>> BEGIN

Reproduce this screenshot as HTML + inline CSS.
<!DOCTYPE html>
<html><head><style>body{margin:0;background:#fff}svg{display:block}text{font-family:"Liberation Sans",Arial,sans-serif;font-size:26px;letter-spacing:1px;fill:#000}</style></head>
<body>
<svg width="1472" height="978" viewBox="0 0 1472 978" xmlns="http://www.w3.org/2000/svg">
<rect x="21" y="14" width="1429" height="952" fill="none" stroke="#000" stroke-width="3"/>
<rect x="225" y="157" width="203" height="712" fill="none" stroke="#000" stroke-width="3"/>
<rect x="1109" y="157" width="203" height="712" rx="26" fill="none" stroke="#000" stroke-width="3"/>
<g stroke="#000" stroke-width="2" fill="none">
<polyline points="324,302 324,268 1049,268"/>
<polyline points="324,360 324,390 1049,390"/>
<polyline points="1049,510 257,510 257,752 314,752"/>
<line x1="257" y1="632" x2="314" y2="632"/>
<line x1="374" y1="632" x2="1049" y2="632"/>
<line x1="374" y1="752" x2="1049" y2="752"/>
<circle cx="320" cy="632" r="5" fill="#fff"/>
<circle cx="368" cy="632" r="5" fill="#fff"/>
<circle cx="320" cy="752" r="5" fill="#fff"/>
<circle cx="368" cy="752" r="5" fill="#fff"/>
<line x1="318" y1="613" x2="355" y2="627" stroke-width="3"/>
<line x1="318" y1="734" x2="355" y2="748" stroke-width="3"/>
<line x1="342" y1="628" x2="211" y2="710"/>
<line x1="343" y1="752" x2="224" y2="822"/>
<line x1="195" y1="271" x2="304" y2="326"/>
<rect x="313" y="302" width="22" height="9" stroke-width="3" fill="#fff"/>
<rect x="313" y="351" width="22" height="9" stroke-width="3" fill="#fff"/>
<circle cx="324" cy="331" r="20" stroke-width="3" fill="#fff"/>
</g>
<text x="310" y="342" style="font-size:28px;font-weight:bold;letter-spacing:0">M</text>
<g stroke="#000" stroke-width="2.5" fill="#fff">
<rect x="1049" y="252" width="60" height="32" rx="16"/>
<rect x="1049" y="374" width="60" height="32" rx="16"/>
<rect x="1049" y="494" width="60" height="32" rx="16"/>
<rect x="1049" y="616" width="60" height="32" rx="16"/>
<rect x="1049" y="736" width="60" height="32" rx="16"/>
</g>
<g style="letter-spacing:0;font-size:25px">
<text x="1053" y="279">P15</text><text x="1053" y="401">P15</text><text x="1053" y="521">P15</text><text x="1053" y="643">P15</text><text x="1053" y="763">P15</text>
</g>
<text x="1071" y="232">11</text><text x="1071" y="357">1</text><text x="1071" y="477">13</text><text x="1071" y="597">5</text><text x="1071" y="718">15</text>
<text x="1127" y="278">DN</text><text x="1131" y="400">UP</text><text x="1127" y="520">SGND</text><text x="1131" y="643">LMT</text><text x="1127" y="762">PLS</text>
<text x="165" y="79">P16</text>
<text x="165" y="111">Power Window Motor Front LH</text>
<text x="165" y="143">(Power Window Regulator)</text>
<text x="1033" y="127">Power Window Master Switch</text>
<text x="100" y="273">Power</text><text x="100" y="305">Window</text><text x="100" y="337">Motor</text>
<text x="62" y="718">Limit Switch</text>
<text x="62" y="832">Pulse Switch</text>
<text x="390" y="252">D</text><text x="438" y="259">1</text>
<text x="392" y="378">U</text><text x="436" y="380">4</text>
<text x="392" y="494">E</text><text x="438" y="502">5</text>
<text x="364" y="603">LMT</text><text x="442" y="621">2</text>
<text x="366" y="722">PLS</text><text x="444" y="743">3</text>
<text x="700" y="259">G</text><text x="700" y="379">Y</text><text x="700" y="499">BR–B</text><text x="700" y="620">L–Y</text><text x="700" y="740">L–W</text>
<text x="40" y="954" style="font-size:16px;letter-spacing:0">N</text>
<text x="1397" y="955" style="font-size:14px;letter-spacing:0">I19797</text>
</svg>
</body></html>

>> END
>> BEGIN

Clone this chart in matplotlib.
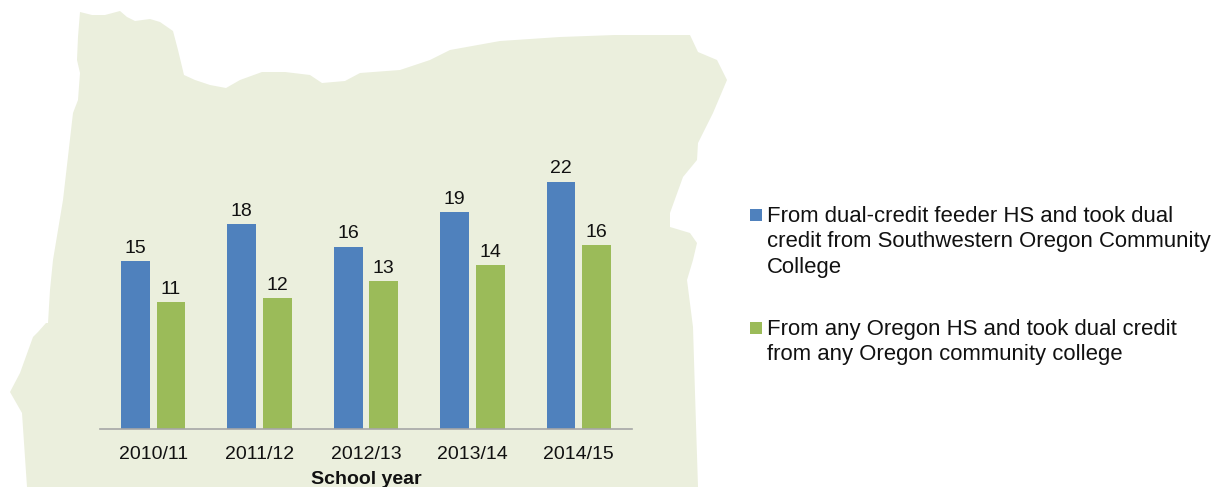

>> END

▶ **TASK GOAL**:
Scan the listing above. Collect all lines with the word "this".

▶ **EXERCISE OUTPUT**:
Reproduce this screenshot as HTML + inline CSS.
Clone this chart in matplotlib.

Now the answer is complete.